What Intelligence Tests Miss
- Michael Connolly
- Sep 18
- 3 min read
Updated: Oct 20
What Intelligence Tests Miss: The Psychology of Rational Thought by Keith E. Stanovich, Yale University Press, 2009.
Intelligence and Rationality are Not the Same Thing
This is a book about cognitive psychology. Its main points are that: (a) Good thinking requires more than intelligence; it also requires rationality, (b) Intelligence tests do not measure rationality, they measure only intelligence, (c) There is a poor correlation between intelligence and rationality, (d) There is currently no test for rationality, (e) Rationality is a purely cognitive skill and is distinct from emotional intelligence and social intelligence.
Tripartite
The author describes a tripartite framework of the mind: autonomous mind plus algorithmic mind plus reflective mind.
Autonomous Mind
The autonomous mind is unconscious. There is little difference between individuals in the autonomous mind. The autonomous mind includes: (a) facial recognition, (b) kin recognition (import for inbreeding avoidance), (c) gaze direction detection, (d) reading the intentions of others, (e) depth perception, (f) proprioception, (g) language ambiguity resolution, (h) syntactic processing.
Algorithmic Mind
The algorithmic mind contains intelligence as measured by intelligence tests. The author argues that it is best to restrict the use of the word intelligence to intelligence as measured by intelligence tests, and then to use the word rationality for the other cognitive skills. Historically, a distinction has long been made between fluid intelligence and crystallized intelligence. Fluid intelligence is cognitive decoupling from ones current surrounding plus the size of working memory. Cognitive decoupling is hypothetical thinking. Crystallized intelligence is declarative knowledge (as distinct from procedural knowledge).
Intelligence Test
Intelligence tests measure mainly fluid intelligence. There are large differences between individuals when it comes to fluid intelligence.
Rationality
The reflective mind contains rationality, a cognitive ability that is missed by intelligence tests. Stanovich distinguishes epistemic rationality (determining what is real) and instrumental rationality (determining how to achieve a goal). What the author calls instrumental rationality has overlap with Robert Sternberg’s practical intelligence. The reflective mind may override the algorithmic mind. Antonio Damasio has shown that the reflective mind, but not the algorithmic mind, requires emotional input from the autonomous mind.
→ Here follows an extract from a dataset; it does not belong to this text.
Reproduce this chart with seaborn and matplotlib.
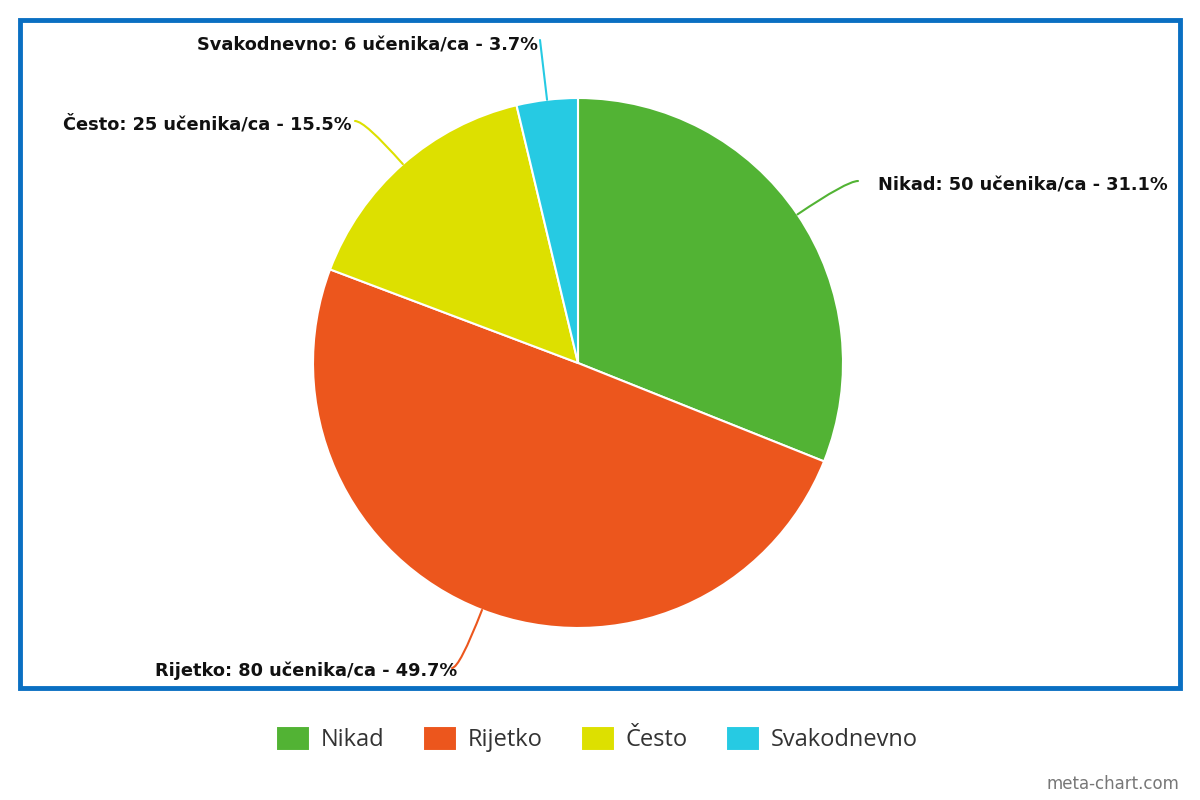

Reflective mind contains thinking dispositions.
Thinking Dispositions
Examples of Thinking Dispositions: (a) superstition, (b) dogmatism, (ccc) loyalty to beliefs versus loyalty to reality, (d) overconfidence, (e) insensitivity to contradictions, (f) need for closure, (g) thinking about future consequences, (h) hierarchy of goals, (i) reflective versus impulsive personality.
Cognitive Miser
The cognitive miser is a part of the mind that tries to use the reasoning method that requires the least effort. One example of the cognitive miser is affect substitution, that is, making a choice based upon the emotions associated with each choice. Another example is accepting the given framing of the question, rather than searching for the proper framing. A final example is avoiding the exhaustive enumeration of all possible cases (called disjunctive reasoning) by using the easier serial associative cognition (considering only the cases that come immediately to mind).
Mindware Gaps
Lack of education and experience are causes of mindware gaps. Examples of mindware gaps: (a) not having a critical thinking strategy, (b) failure to seek falsifiability, (ccc) not considering alternative hypotheses, (d) mistaken causal inferences, (e) not understanding independent probabilities, (f) not understanding conditional (Bayesian) probability, (g) inverting probabilities (confusing A given B with B given A).
Contaminated Mindware
Some examples of contaminated mindware: (a) Albanian Ponzi scheme, (b) ritual satanic abuse panic, (c) parasitic meme-plexes (cf., Richard Dawkins), (d) faith-based mindware (which disables the critical faculty).